Diyanet İşleri Başkanlığı’nın 2025 yılı için ayrılan bütçesi, yüzde 41’lik bir artışla 130 milyar 119 milyon liraya yükseldi. Bu artışla Diyanet, birçok bakanlığı geride bırakırken, özellikle yurtdışı seyahat ödeneğinin neredeyse iki katına çıkması dikkat çekti. Artışın getirdiği tartışmalar, lüks harcamalar ve bütçe öncelikleri üzerinden devam ediyor.
Yurtdışı Seyahatler İçin 744 Milyon Lira
Diyanet’in 2025 bütçesinde en büyük artış, yurtdışı seyahatler için ayrılan yolluk harcamalarında görüldü. Bu ödenek, 302 milyon liradan 744 milyon liraya çıkarıldı. Ödeneğin, VIP hac programları ve yurtdışı protokol gezilerini kapsadığı belirtiliyor. Artış, hem kamuoyunda hem de muhalefet çevrelerinde, din hizmetlerinden ziyade lüks harcamalara öncelik verildiği eleştirilerine neden oldu.
Diyanet’in bütçesi, yalnızca seyahatlerle sınırlı kalmıyor. Başkanlık hizmetleri için 87 milyon lira harcanması planlanırken, 2025 yılında mevcut 408 araçlık filoya 5 otomobil ve bir minibüs daha eklenecek.
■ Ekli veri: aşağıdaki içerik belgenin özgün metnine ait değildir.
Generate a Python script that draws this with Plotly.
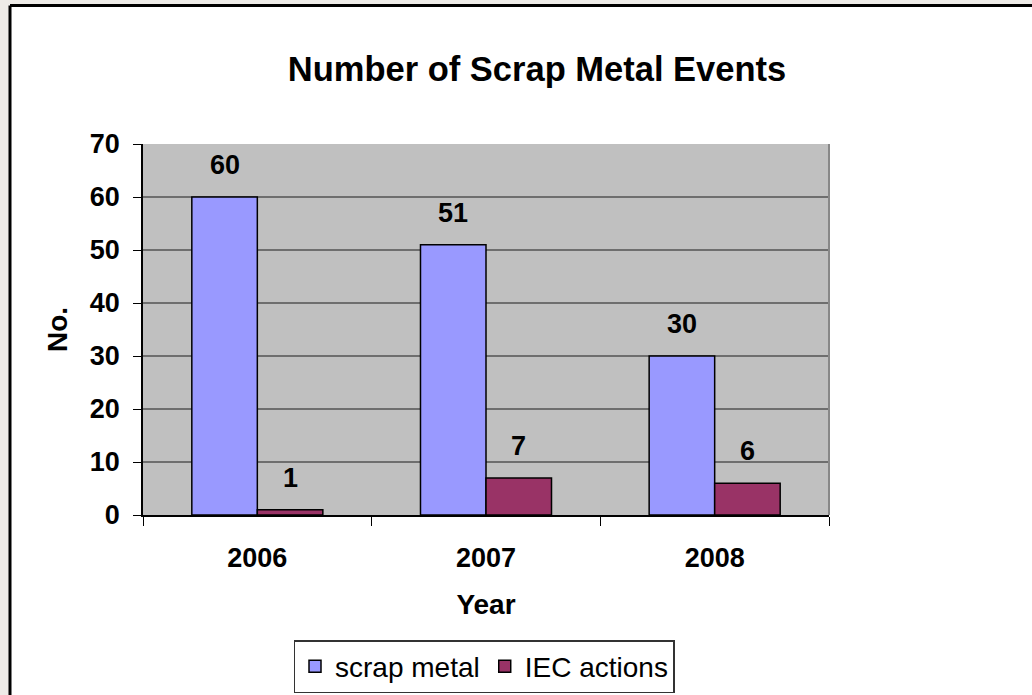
import plotly.graph_objects as go

# Scrap metal events per year
years = ["2006", "2007", "2008"]
scrap_metal = [60, 51, 30]
iec_actions = [1, 7, 6]
y_ticks = [0, 10, 20, 30, 40, 50, 60, 70]

FONT = "Arial, Liberation Sans, sans-serif"
W, H = 1032, 695
L, R, T, B = 143, 203, 144, 180
PW, PH = W - L - R, H - T - B


def xp(px):
    return (px - L) / PW


def yp(py):
    return (H - B - py) / PH


fig = go.Figure()
fig.add_bar(name="scrap metal", x=years, y=scrap_metal,
            marker=dict(color="#9999FF", line=dict(color="black", width=1.5)))
fig.add_bar(name="IEC actions", x=years, y=iec_actions,
            marker=dict(color="#993366", line=dict(color="black", width=1.5)))

# value labels above each bar (category index on the x axis)
bar_half = PW / 3 * (1 - 0.427) / 4
annotations = []
for series, shift in ((scrap_metal, -bar_half), (iec_actions, bar_half)):
    for i, v in enumerate(series):
        annotations.append(dict(
            x=i, y=v, xref="x", yref="y", text=str(v), showarrow=False,
            xshift=shift, yshift=15, yanchor="bottom",
            font=dict(family=FONT, size=27, color="black", weight="bold")))

shapes = [
    # outer frame strips and border
    dict(type="rect", xref="paper", yref="paper", x0=xp(-5), x1=xp(9), y0=yp(-5), y1=yp(705),
         fillcolor="#EEEBE7", line=dict(width=0), layer="below"),
    dict(type="rect", xref="paper", yref="paper", x0=xp(-5), x1=xp(1040), y0=yp(-5), y1=yp(4.5),
         fillcolor="#EEEBE7", line=dict(width=0), layer="below"),
    dict(type="line", xref="paper", yref="paper", x0=xp(10), x1=xp(10), y0=yp(5.5), y1=yp(705),
         line=dict(color="black", width=3)),
    dict(type="line", xref="paper", yref="paper", x0=xp(10), x1=xp(1040), y0=yp(5.5), y1=yp(5.5),
         line=dict(color="black", width=3)),
    # plot area right edge
    dict(type="line", xref="paper", yref="paper", x0=1, x1=1, y0=0, y1=1,
         line=dict(color="#888888", width=2)),
]

fig.update_layout(
    width=W, height=H,
    margin=dict(l=L, r=R, t=T, b=B, autoexpand=False),
    paper_bgcolor="white", plot_bgcolor="#C0C0C0",
    barmode="group", bargap=0.427, bargroupgap=0,
    font=dict(family=FONT, color="black"),
    title=dict(text="<b>Number of Scrap Metal Events</b>", xref="paper", x=xp(537),
               xanchor="center", yref="container", y=1 - 69 / H, yanchor="middle",
               font=dict(family=FONT, size=34.5, color="black")),
    xaxis=dict(
        type="category", range=[-0.5, 2.5], showline=True, linecolor="black", linewidth=1.5,
        ticks="outside", ticklen=9, tickcolor="black", tickwidth=1.2,
        tickson="boundaries", showgrid=False, ticklabelstandoff=18, tickangle=0,
        tickfont=dict(family=FONT, size=27, color="black", weight="bold"),
        title=dict(text="<b>Year</b>", standoff=22,
                   font=dict(family=FONT, size=28, color="black")),
    ),
    yaxis=dict(
        range=[0, 70], tickvals=y_ticks, showline=True, linecolor="black", linewidth=1.5,
        ticks="outside", ticklen=8, tickcolor="black", tickwidth=1.2,
        showgrid=True, gridcolor="#6e6e6e", gridwidth=1.5, zeroline=False,
        ticklabelstandoff=8,
        tickfont=dict(family=FONT, size=27, color="black", weight="bold"),
        title=dict(text="<b>No.</b>", standoff=14,
                   font=dict(family=FONT, size=28, color="black")),
    ),
    legend=dict(orientation="h", x=xp(484), xanchor="center", y=yp(640), yanchor="top",
                bordercolor="#333333", borderwidth=1.5, bgcolor="white",
                font=dict(family=FONT, size=28, color="black")),
    annotations=annotations,
    shapes=shapes,
)

fig.write_html("out.html")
Bu durum, kurumun hizmet odaklı mı yoksa gösterişli bir yapıya mı evrildiği konusunda soruları artırıyor.
Diyanet bütçesinden 2025 yılında kar amacı gütmeyen vakıf ve derneklere aktarılacak kaynak miktarı da 505 milyon 656 bin liraya ulaştı. Ancak bu vakıf ve derneklerin şeffaflığı ve faaliyetlerinin ne derece kamu yararına olduğu konusu, yıllardır eleştiri konusu olmayı sürdürüyor.
Toplumsal Tepkiler ve Bütçe Öncelikleri
Bu bütçe artışları, ekonomik kriz ve derinleşen yoksulluk koşulları altındaki bir toplumda büyük bir tezat oluşturuyor. Asgari ücretle geçinen milyonlarca kişi için temel ihtiyaçlara dahi erişim zorlaşırken, Diyanet’in böylesine geniş bir bütçeye ve lüks harcama kalemlerine sahip olması, kaynakların nasıl kullanıldığı sorusunu gündeme getiriyor.
Muhalefet partileri ve kamuoyu, bu artışı, ülkenin gerçek ihtiyaçlarına aykırı bir israf olarak değerlendiriyor. Eğitim, sağlık ve sosyal hizmetlere bütçeden yeterli pay ayrılmazken, Diyanet’in artan ödeneği, halktan kopuk bir yönetim anlayışının yansıması olarak görülüyor.
Diyanet’in artan bütçesi ve harcama kalemleri, Türkiye’nin bütçe öncelikleri ve kaynakların adil dağıtımı konularında ciddi bir tartışmayı yeniden başlatıyor. Özellikle ekonomik krizle boğuşan halk, bu harcamaların meşruiyetini sorgularken, kamu kaynaklarının daha şeffaf ve verimli kullanılması yönündeki talepler de artıyor.